Charli linked to a great round-up of theories circulating that propose to answer the rather interesting question of why countries that sign the Convention Against Torture seem to have a greater likelihood of committing torture.

One working paper in particular , by James Hollyer and Peter Rosendorff of NYU, has caused quite a stir. They propose that dictators use the signing of such a treaty as a costly signal to domestic opposition groups that they fully intend to continue torturing those that oppose their regime. How does this work?

We argue that authoritarian states ratify human rights treaties explicitly because they do not intend to comply. And it is important to those signatories that all observers understand that they have no intention of complying at the time of accession. The logic, while counterintuitive, is straightforward: an elite facing threats from a domestic opposition can mitigate these threats by engaging in torture. If there is any additional cost to the elite of signing and then being found to torture, the act of signing the agreement signals to the opposition the strength of the elite’s commitment to remaining in power. Accession is a signal to the opposition of the very high value the elite places on holding onto power and its willingness to use torture if necessary. On observing the government’s accession, the opposition – now better informed about the value the elite places on holding power – will rationally reduce its anti-regime activities. The government continues to torture, but will torture less. On the other hand a regime that doesn’t sign shows itself to be vulnerable to the added costs associated with the use of torture. Thus, the opposition will increase e orts to remove the regime on seeing that the government does not sign.

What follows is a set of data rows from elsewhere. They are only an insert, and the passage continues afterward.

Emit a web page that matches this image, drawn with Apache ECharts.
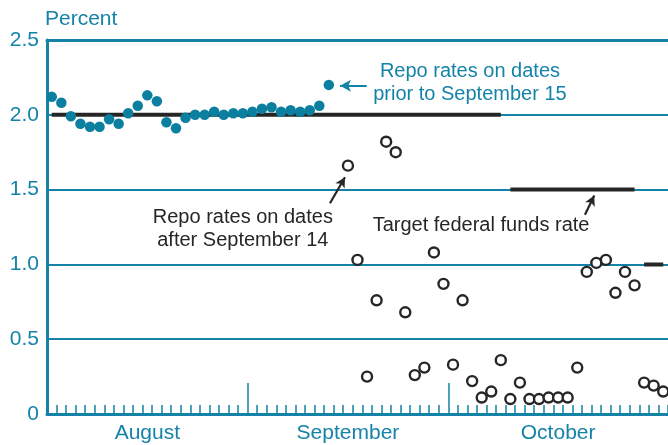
<!DOCTYPE html>
<html>
<head>
<meta charset="utf-8">
<script src="https://cdn.jsdelivr.net/npm/echarts@6/dist/echarts.min.js"></script>
<style>
    html, body { margin: 0; padding: 0; background: #fff; }
    #chart { width: 668px; height: 445px; }
</style>
</head>
<body>
<div id="chart"></div>
<script>
    // business days on the axis (one slot per day)
    const augDays = [1, 4, 5, 6, 7, 8, 11, 12, 13, 14, 15, 18, 19, 20, 21, 22, 25, 26, 27, 28, 29]
    const sepDays = [2, 3, 4, 5, 8, 9, 10, 11, 12, 15, 16, 17, 18, 19, 22, 23, 24, 25, 26, 29, 30]
    const octDays = [1, 2, 3, 6, 7, 8, 9, 10, 13, 14, 15, 16, 17, 20, 21, 22, 23, 24, 27, 28, 29, 30, 31]
    const monthNames = ['August', 'September', 'October']
    const yTicks = [0, 0.5, 1.0, 1.5, 2.0, 2.5]

    // repo rates, Aug 1 - Sep 12
    const repoBefore = [2.12, 2.08, 1.99, 1.94, 1.92, 1.92, 1.97, 1.94, 2.01, 2.06,
        2.13, 2.09, 1.95, 1.91, 1.98, 2.00, 2.00, 2.02, 2.00, 2.01,
        2.01, 2.02, 2.04, 2.05, 2.02, 2.03, 2.02, 2.03, 2.06, 2.20]
    // repo rates, Sep 15 - Oct 31 (nothing plotted for Sep 15)
    const repoAfter = [null, 1.66, 1.03, 0.25, 0.76, 1.82, 1.75, 0.68, 0.26, 0.31,
        1.08, 0.87, 0.33, 0.76, 0.22, 0.11, 0.15, 0.36, 0.10, 0.21,
        0.10, 0.10, 0.11, 0.11, 0.11, 0.31, 0.95, 1.01, 1.03, 0.81,
        0.95, 0.86, 0.21, 0.19, 0.15]
    // target federal funds rate, one value per day
    const targetRate = [
        // August
        2.0, 2.0, 2.0, 2.0, 2.0, 2.0, 2.0, 2.0, 2.0, 2.0, 2.0, 2.0, 2.0, 2.0, 2.0, 2.0, 2.0, 2.0, 2.0, 2.0, 2.0,
        // September
        2.0, 2.0, 2.0, 2.0, 2.0, 2.0, 2.0, 2.0, 2.0, 2.0, 2.0, 2.0, 2.0, 2.0, 2.0, 2.0, 2.0, 2.0, 2.0, 2.0, 2.0,
        // October
        2.0, 2.0, 2.0, 2.0, 2.0, 2.0, 1.5, 1.5, 1.5, 1.5, 1.5, 1.5, 1.5, 1.5, 1.5, 1.5, 1.5, 1.5, 1.5, 1.5,
        1.0, 1.0, 1.0
    ]

    const teal = '#1583a8'
    const dotTeal = '#0b7fa0'
    const ink = '#262626'
    const fontFamily = '"Liberation Sans", Arial, Helvetica, sans-serif'

    const months = [augDays, sepDays, octDays]
    const shortNames = ['Aug', 'Sep', 'Oct']
    const categories = []
    const monthOfSlot = []
    months.forEach((days, m) => days.forEach(d => {
        categories.push(shortNames[m] + ' ' + d)
        monthOfSlot.push(m)
    }))
    const slotCount = categories.length

    // month boundaries and label slots
    const monthBounds = []
    const labelSlots = []
    let acc = 0
    months.forEach((days, m) => {
        labelSlots.push(acc + Math.floor(days.length / 2))
        acc += days.length
        if (m < months.length - 1) monthBounds.push(acc)
    })

    // split target rate into flat runs
    const targetRuns = []
    targetRate.forEach((v, i) => {
        const last = targetRuns[targetRuns.length - 1]
        if (last && last.rate === v) last.end = i
        else targetRuns.push({rate: v, start: i, end: i})
    })

    const beforeData = categories.map((c, i) => i < repoBefore.length ? repoBefore[i] : null)
    const afterData = categories.map((c, i) => i >= repoBefore.length ? repoAfter[i - repoBefore.length] : null)

    const chart = echarts.init(document.getElementById('chart'))

    const option = {
        animation: false,
        textStyle: {fontFamily},
        title: {
            text: 'Percent',
            left: 40,
            top: 4,
            textStyle: {color: teal, fontSize: 21, fontWeight: 'normal', fontFamily}
        },
        grid: {left: 47, right: 0, top: 40, bottom: 31},
        xAxis: [
            {
                type: 'category',
                data: categories,
                boundaryGap: true,
                axisLine: {lineStyle: {color: teal, width: 3}},
                axisTick: {show: true, inside: true, length: 9, interval: 0, lineStyle: {color: teal, width: 1.5}},
                axisLabel: {
                    interval: (i) => labelSlots.includes(i),
                    formatter: (v, i) => monthNames[monthOfSlot[i]],
                    color: teal,
                    fontSize: 21,
                    margin: 9,
                    fontFamily
                },
                splitLine: {show: false}
            },
            {
                // long ticks at month boundaries
                type: 'value',
                position: 'bottom',
                min: 0,
                max: slotCount,
                axisLine: {show: false},
                axisTick: {show: true, inside: true, length: 31, customValues: monthBounds, lineStyle: {color: teal, width: 1.5}},
                axisLabel: {show: false},
                splitLine: {show: false}
            },
            {
                // frame line on top
                type: 'value',
                position: 'top',
                min: 0,
                max: slotCount,
                axisLine: {show: true, lineStyle: {color: teal, width: 3}},
                axisTick: {show: false},
                axisLabel: {show: false},
                splitLine: {show: false}
            }
        ],
        yAxis: {
            type: 'value',
            min: yTicks[0],
            max: yTicks[yTicks.length - 1],
            interval: 0.5,
            axisLine: {show: true, lineStyle: {color: teal, width: 3}},
            axisTick: {show: false},
            axisLabel: {
                color: teal,
                fontSize: 21,
                margin: 8,
                fontFamily,
                formatter: v => v === 0 ? '0' : v.toFixed(1)
            },
            splitLine: {lineStyle: {color: teal, width: 2}}
        },
        series: [
            ...targetRuns.map(run => ({
                type: 'line',
                data: categories.map((c, i) => i >= run.start && i <= run.end ? run.rate : null),
                symbol: 'none',
                lineStyle: {color: ink, width: 4},
                z: 6
            })),
            {
                name: 'Repo rates on dates prior to September 15',
                type: 'scatter',
                data: beforeData,
                symbol: 'circle',
                symbolSize: 10.5,
                itemStyle: {color: dotTeal, opacity: 1},
                z: 7
            },
            {
                name: 'Repo rates on dates after September 14',
                type: 'scatter',
                data: afterData,
                symbol: 'circle',
                symbolSize: 10,
                itemStyle: {color: '#fff', borderColor: ink, borderWidth: 2.4, opacity: 1},
                z: 7
            },
            {
                // teal arrow
                type: 'scatter',
                xAxisIndex: 1,
                data: [],
                silent: true,
                markLine: {
                    silent: true,
                    symbol: ['none', 'arrow'],
                    symbolSize: [9, 11],
                    label: {show: false},
                    lineStyle: {color: teal, width: 2, type: 'solid'},
                    data: [[{coord: [33.46, 2.195]}, {coord: [30.67, 2.195]}]]
                },
                z: 8
            },
            {
                // black arrows
                type: 'scatter',
                xAxisIndex: 1,
                data: [],
                silent: true,
                markLine: {
                    silent: true,
                    symbol: ['none', 'arrow'],
                    symbolSize: [8, 10],
                    label: {show: false},
                    lineStyle: {color: ink, width: 2.2, type: 'solid'},
                    data: [
                        [{coord: [29.62, 1.409]}, {coord: [31.19, 1.583]}],
                        [{coord: [56.31, 1.332]}, {coord: [57.28, 1.46]}]
                    ]
                },
                z: 8
            }
        ]
    }
    chart.setOption(option)

    // annotation text placed in data coordinates
    const notes = [
        {text: 'Repo rates on dates\nprior to September 15', at: [44.27, 2.21], color: teal},
        {text: 'Repo rates on dates\nafter September 14', at: [20.5, 1.236], color: ink},
        {text: 'Target federal funds rate', at: [45.43, 1.261], color: ink}
    ]
    const toPx = p => chart.convertToPixel({xAxisIndex: 1, yAxisIndex: 0}, p)
    chart.setOption({
        graphic: notes.map(n => {
            const [x, y] = toPx(n.at)
            return {
                type: 'text',
                x, y,
                z: 10,
                style: {
                    text: n.text,
                    fill: n.color,
                    fontSize: 20,
                    fontFamily,
                    align: 'center',
                    verticalAlign: 'middle',
                    lineHeight: 23
                }
            }
        })
    })
</script>
</body>
</html>
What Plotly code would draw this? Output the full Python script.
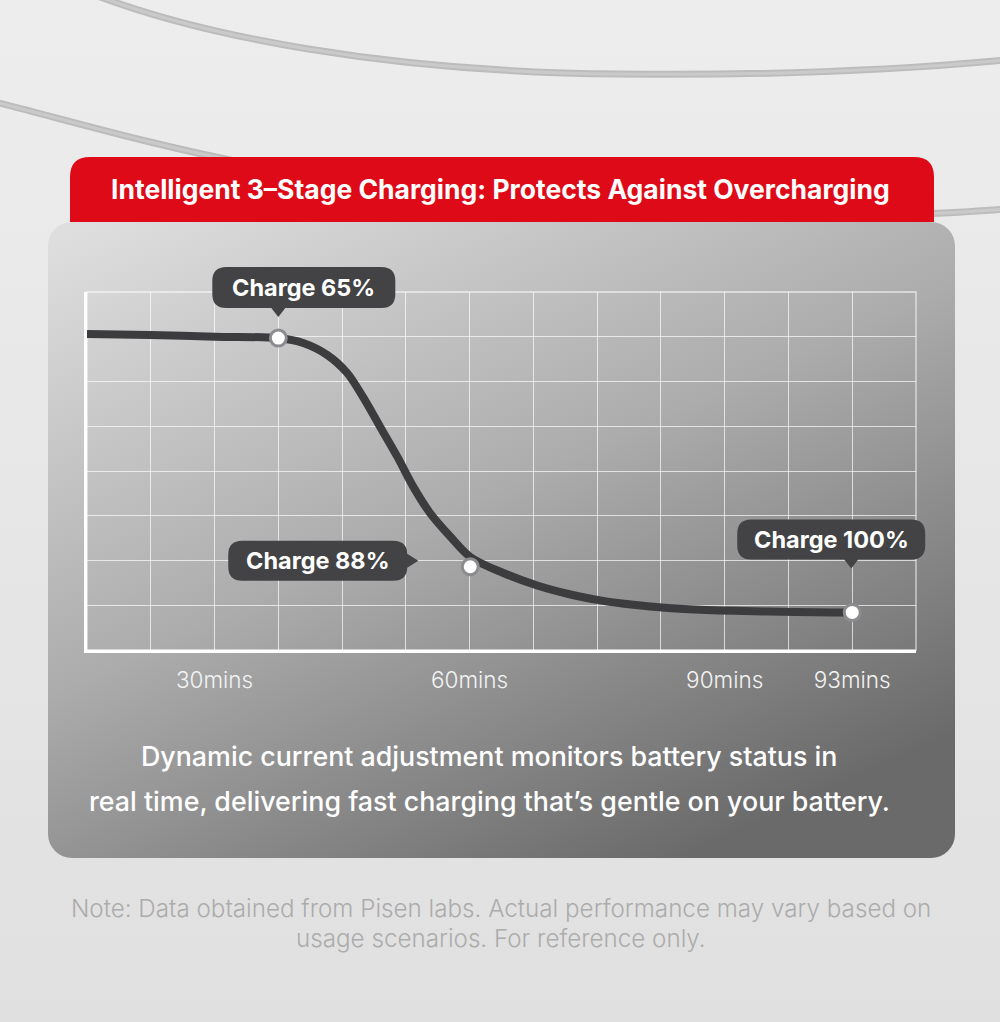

It’s an intriguing theory, and the authors do a good job of linking their claims to empirical evidence. However, I am skeptical regarding their proposed mechanisms and whether they actually obtain:

1) If it is well known that the conversion rate, if you will, for bringing accused torturers to justice in connection with the CAT is quite low, then why would a domestic audience see this as a credible signal? Any dictator could sign the treaty regardless of whether their type was of a moderate or an extreme–if the signal could easily be sent by either type it can’t differentiate. Additionally, the more credible signal is one that actually demonstrates the will and, more importantly, the capability of the sender. In this case, if a dictator’s real aim and desire is to signal that they will do whatever it takes to stay in power why not just make an example of revolutionaries, rebels, etc? Show that you have the will and capability to do whatever it takes to stay in power (thinking here of Barbara Walter’s work on why some states negotiate with separatist groups and others choose violent repression).

2) Given that, I am more inclined to see it as a low-cost, public relations move to placate domestic and international critics. By signing the CAT a dictator can point to his/her efforts to play by the same rules as other governments and to treat their citizens humanly. The next time they are getting reamed out at some summit or UN meeting they can say “yes, but, we did sign the CAT”. They don’t really need to send a credible signal with the move, just create a useful tool in their public relations arsenal.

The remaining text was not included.